Written byCarten Cordell
Following Tuesday’s roll-out of the mega-telecommunications contract Enterprise Infrastructure Solutions, the General Services Administration now faces an almost equally daunting task: shifting federal agencies to use it by 2020.
After years in development, GSA awarded the 15-year, $50 billion EIS contract Tuesday to 10 telecommunications companies.
But GSA officials are keen not to repeat the years-long shift they saw when agencies transitioned to EIS predecessor Networx a decade ago.
“Fundamentally, we know that the faster we complete this transition, the more savings can be achieved across government,” Bill Zielinski, GSA assistant commissioner for category management, said in an Aug. 2 conference call with the media.
Though Networx was awarded in 2007 and GSA created bridge contracts to provide uninterrupted telecomm services during the transition, agencies in many cases didn’t complete the move until six years later. According to a 2014 Government Accountability Office report, the delays cost agencies a potential $329 million in savings.
The move to EIS will not only consolidate telecommunications and network services from three contract vehicles to one, but it will also require agencies to inventory their existing network services before determining what they will shop for on the new contract ahead of the May 2020 deadline.
Zielinski said GSA learned a number of lessons as a result of the lengthy Networx transition, namely to get ahead of the conversion planning early.
“You really have to have a good, strong, validated inventory of services in order to be able to do that transition,” he said. “In the last transition into Networx, because we didn’t have as good of an inventory — you might call it a ‘voyage of discovery’ — we found ourselves discovering along the way that there were other things that needed to be to done and, as a result, that drug out some of the transition.”
To combat any potential quagmire ahead of EIS contracts coming online, GSA required agencies to submit transition plans ahead of Tuesday’s award. That planning included detailing network inventories and budget costs to map out what the contract transition would entail.
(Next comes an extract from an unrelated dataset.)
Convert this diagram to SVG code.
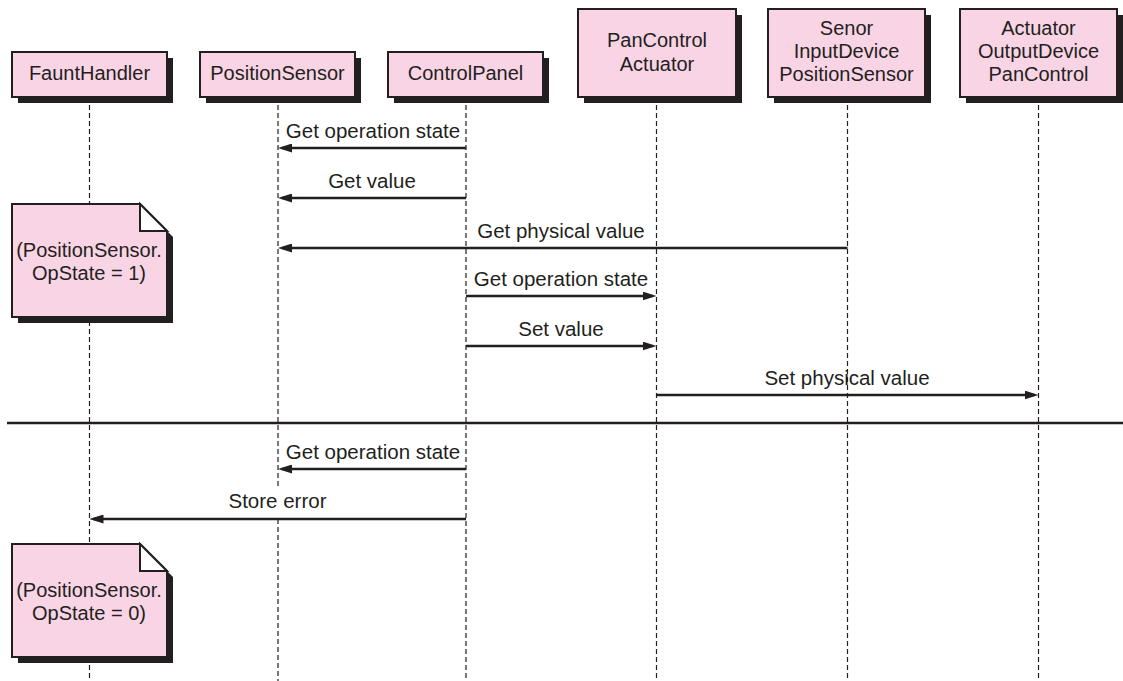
<svg xmlns="http://www.w3.org/2000/svg" width="1123" height="681" viewBox="0 0 1123 681">
<style>
.box{fill:#f9d4e5;stroke:#231f20;stroke-width:2}
.shadow{fill:#231f20}
.fold{fill:#ffffff;stroke:#231f20;stroke-width:2;stroke-linejoin:miter}
.life{stroke:#231f20;stroke-width:1.2;stroke-dasharray:5 3;fill:none}
.msg{stroke:#231f20;stroke-width:2.4;fill:none;marker-end:url(#ah)}
.sep{stroke:#231f20;stroke-width:2.5}
text{font-family:"Liberation Sans",Arial,sans-serif;fill:#231f20;text-anchor:middle}
.lbl{font-size:20px}
.mt{font-size:20.5px}
</style>
<defs>
<marker id="ah" markerWidth="14" markerHeight="9" refX="10" refY="4.5" orient="auto" markerUnits="userSpaceOnUse">
<path d="M0,0 L14,4.5 L0,9 Z" fill="#231f20"/>
</marker>
</defs>
<rect width="1123" height="681" fill="#ffffff"/>
<g id="lifelines">
<line class="life" x1="89.5" y1="97" x2="89.5" y2="681"/>
<line class="life" x1="278" y1="97" x2="278" y2="487"/>
<line class="life" x1="278" y1="519" x2="278" y2="681"/>
<line class="life" x1="466" y1="97" x2="466" y2="681"/>
<line class="life" x1="656.5" y1="97" x2="656.5" y2="681"/>
<line class="life" x1="847.5" y1="97" x2="847.5" y2="681"/>
<line class="life" x1="1038.5" y1="97" x2="1038.5" y2="681"/>
</g>
<g id="FauntHandler">
<rect class="shadow" x="18" y="58" width="155" height="45"/>
<rect class="box" x="12" y="52" width="155" height="45"/>
<text class="lbl" x="89.5" y="79.5">FauntHandler</text>
</g>
<g id="PositionSensor">
<rect class="shadow" x="206" y="58" width="155" height="45"/>
<rect class="box" x="200" y="52" width="155" height="45"/>
<text class="lbl" x="277.5" y="79.5">PositionSensor</text>
</g>
<g id="ControlPanel">
<rect class="shadow" x="394" y="58" width="155" height="45"/>
<rect class="box" x="388" y="52" width="155" height="45"/>
<text class="lbl" x="465.5" y="79.5">ControlPanel</text>
</g>
<g id="PanControlActuator">
<rect class="shadow" x="584" y="15" width="158" height="88"/>
<rect class="box" x="578" y="9" width="158" height="88"/>
<text class="lbl" x="657" y="47">PanControl</text>
<text class="lbl" x="657" y="71">Actuator</text>
</g>
<g id="SenorInputDevice">
<rect class="shadow" x="774" y="15" width="157" height="88"/>
<rect class="box" x="768" y="9" width="157" height="88"/>
<text class="lbl" x="846.5" y="35">Senor</text>
<text class="lbl" x="846.5" y="58">InputDevice</text>
<text class="lbl" x="846.5" y="81">PositionSensor</text>
</g>
<g id="ActuatorOutputDevice">
<rect class="shadow" x="966" y="15" width="157" height="88"/>
<rect class="box" x="960" y="9" width="157" height="88"/>
<text class="lbl" x="1038.5" y="35">Actuator</text>
<text class="lbl" x="1038.5" y="58">OutputDevice</text>
<text class="lbl" x="1038.5" y="81">PanControl</text>
</g>
<g id="note1">
<polygon class="shadow" points="18,210 146,210 173,237 173,323 18,323"/>
<polygon class="box" points="12,204 140,204 167,231 167,317 12,317"/>
<polygon class="fold" points="140,204 140,231 167,231"/>
<text class="lbl" x="89" y="257">(PositionSensor.</text>
<text class="lbl" x="89" y="280">OpState = 1)</text>
</g>
<g id="note2">
<polygon class="shadow" points="18,550 146,550 173,577 173,663 18,663"/>
<polygon class="box" points="12,544 140,544 167,571 167,657 12,657"/>
<polygon class="fold" points="140,544 140,571 167,571"/>
<text class="lbl" x="89" y="597">(PositionSensor.</text>
<text class="lbl" x="89" y="620">OpState = 0)</text>
</g>
<g id="connectors">
<line class="msg" x1="466" y1="148" x2="282" y2="148"/>
<text class="mt" x="373" y="138">Get operation state</text>
<line class="msg" x1="466" y1="198" x2="282" y2="198"/>
<text class="mt" x="372" y="188">Get value</text>
<line class="msg" x1="847.5" y1="248" x2="282" y2="248"/>
<text class="mt" x="561" y="238">Get physical value</text>
<line class="msg" x1="466" y1="296" x2="652.5" y2="296"/>
<text class="mt" x="561" y="286">Get operation state</text>
<line class="msg" x1="466" y1="346" x2="652.5" y2="346"/>
<text class="mt" x="561" y="336">Set value</text>
<line class="msg" x1="656.5" y1="395" x2="1034.5" y2="395"/>
<text class="mt" x="847" y="385">Set physical value</text>
<line class="sep" x1="7" y1="423" x2="1123" y2="423"/>
<line class="msg" x1="466" y1="469" x2="282" y2="469"/>
<text class="mt" x="373" y="459">Get operation state</text>
<line class="msg" x1="466" y1="519" x2="93.5" y2="519"/>
<text class="mt" x="277.5" y="508">Store error</text>
</g>
</svg>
Zielinski said GSA will cover the transition costs with funding from agencies fees, but any new services acquired by an agency on the EIS contract would come from its appropriations.
“We began very early working with those agencies on inventories, we began very early with those agency transition plans and being able to outline what they needed to do, we began early in terms of outlining those fair opportunity solicitations, and we also began very early working with [the Office of Management and Budget] and those agencies and ensuring that the budget was there,” he said.
As for the awardees, Zielinski said they would begin working on back-end systems to support centralized ordering and billing as part of the contract. The vendors will also have to certify their services through an authority to operate process, which is expected to take six months to complete.
While agencies can begin releasing solicitations, Zielinski said EIS provides awardees a year to get contract services in place — including the time for back-end support and ATO approval — so speed is of the essence.
“It really does behoove the awardees to move out quickly on getting those things in place,” he said.